When I saw “Gremlins” at the Ultravision 4 in West Ashley, I sat alongside other kids and their parents lured by the unsubstantiated promise of “A Steven Spielberg Production.” As such they were expecting a cute, goofy companion piece to his previous directorial effort, “E.T.” Instead they got something completely different. “Gremlins” was an unwelcome surprise to a few of those filmgoers. I saw mothers yanking their kids out of the theater as the movie’s sweet Gizmo scenes gave way to scenes of gremlins smoking, gambling, drinking, and pulling long strings of snot from their noses. It was bad, and by that I mean “bad” in a good way. Even then, beneath all the chaos, there is an innocent mischief in Joe Dante’s film that hat has yet to be matched since. Then again, I’m heavily biased.
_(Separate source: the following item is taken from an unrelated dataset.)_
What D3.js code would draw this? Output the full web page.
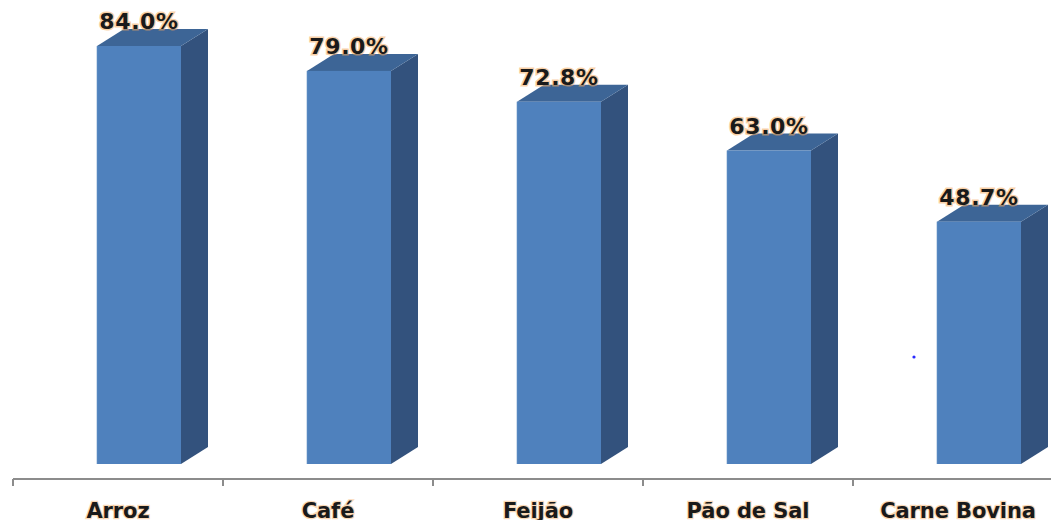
<!DOCTYPE html>
<html>
<head>
<meta charset="utf-8">
<script src="https://cdn.jsdelivr.net/npm/d3@7"></script>
<style>
  html, body { margin: 0; padding: 0; background: #fff; }
  svg { display: block; }
</style>
</head>
<body>
<svg id="chart" width="1051" height="520"></svg>
<script>
const categories = ["Arroz", "Café", "Feijão", "Pão de Sal", "Carne Bovina"];
const values = [84.0, 79.0, 72.8, 63.0, 48.7];
const valueLabels = ["84.0%", "79.0%", "72.8%", "63.0%", "48.7%"];

const svg = d3.select("#chart");
const W = 1051, H = 520;

const x = d3.scaleBand().domain(categories).range([13, 1063]).padding(0);
const y = d3.scaleLinear().domain([0, 84]).range([464, 46]);
const bw = x.bandwidth();
const dx = 27, dy = -17;

const colFront = "#4F81BD", colTop = "#3D6596", colSide = "#33527D";

// axis
const axisY = 479;
const axis = d3.axisBottom(x).tickSize(0).tickFormat("");
const ag = svg.append("g").attr("transform", `translate(0,${axisY})`).call(axis);
ag.select(".domain").attr("stroke", "#8c8c8c").attr("stroke-width", 2)
  .attr("d", `M13,0H${W}`);
ag.selectAll(".tick").remove();
const edges = categories.map(c => x(c));
ag.selectAll("line.edge").data(edges).enter().append("line")
  .attr("class", "edge")
  .attr("x1", d => d).attr("x2", d => d)
  .attr("y1", 0).attr("y2", 7)
  .attr("stroke", "#8c8c8c").attr("stroke-width", 2);

// bars
const data = categories.map((c, i) => ({ c, v: values[i], lab: valueLabels[i] }));
const g = svg.append("g");
const bars = g.selectAll("g.bar").data(data).enter().append("g").attr("class", "bar");

bars.each(function(d) {
  const sel = d3.select(this);
  const x0 = x(d.c) + bw * 0.4, x1 = x(d.c) + bw * 0.8;
  const yt = y(d.v), yb = y(0);
  sel.append("path")
    .attr("d", `M${x1},${yt}L${x1 + dx},${yt + dy}L${x1 + dx},${yb + dy}L${x1},${yb}Z`)
    .attr("fill", colSide);
  sel.append("path")
    .attr("d", `M${x0},${yt}L${x0 + dx},${yt + dy}L${x1 + dx},${yt + dy}L${x1},${yt}Z`)
    .attr("fill", colTop);
  sel.append("rect")
    .attr("x", x0).attr("y", yt).attr("width", x1 - x0).attr("height", yb - yt)
    .attr("fill", colFront);
  sel.append("line")
    .attr("x1", x0).attr("x2", x0).attr("y1", yt).attr("y2", yb)
    .attr("stroke", "#6a95c9").attr("stroke-width", 1).attr("opacity", 0.6);
});

// value labels
bars.append("text")
  .attr("x", d => x(d.c) + bw * 0.6)
  .attr("y", d => y(d.v) - 17)
  .attr("text-anchor", "middle")
  .attr("font-family", "DejaVu Sans, Verdana, sans-serif")
  .attr("font-weight", "bold")
  .attr("font-size", 22)
  .attr("letter-spacing", 0.6)
  .attr("fill", "#1a1a1a")
  .attr("stroke", "rgba(245,170,90,0.55)")
  .attr("stroke-width", 3)
  .attr("paint-order", "stroke")
  .text(d => d.lab);

// category labels
svg.append("g").selectAll("text").data(categories).enter().append("text")
  .attr("x", d => x(d) + bw / 2)
  .attr("y", 518)
  .attr("text-anchor", "middle")
  .attr("font-family", "DejaVu Sans, Verdana, sans-serif")
  .attr("font-weight", "bold")
  .attr("font-size", 21)
  .attr("letter-spacing", -0.1)
  .attr("fill", "#1a1a1a")
  .attr("stroke", "rgba(245,170,90,0.45)")
  .attr("stroke-width", 2.5)
  .attr("paint-order", "stroke")
  .text(d => d);

// stray dot in reference
svg.append("circle").attr("cx", 914).attr("cy", 357).attr("r", 1.6).attr("fill", "#2a2aff");
</script>
</body>
</html>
Of all the Christmas-themed films, Dante’s 1984 classic is my favorite. In fact, it was the flick that unseated “Star Wars” as my all-time favorite movie. The effect Lucas’ work has had on many of my friends, Dante’s movie has had on me. It made me enough of a fan that I’m thankful that “Gremlins” never became the pop-culture juggernaut “Star Wars” became because I’d have a storage space filled with useless “Gremlins” crap. The film was also the gateway movie that, thanks to its endless film references, turned me onto the B-movie awesomeness of Roger Corman and Dante’s other work. And that, to be as corny as possible, is the greatest gift of all.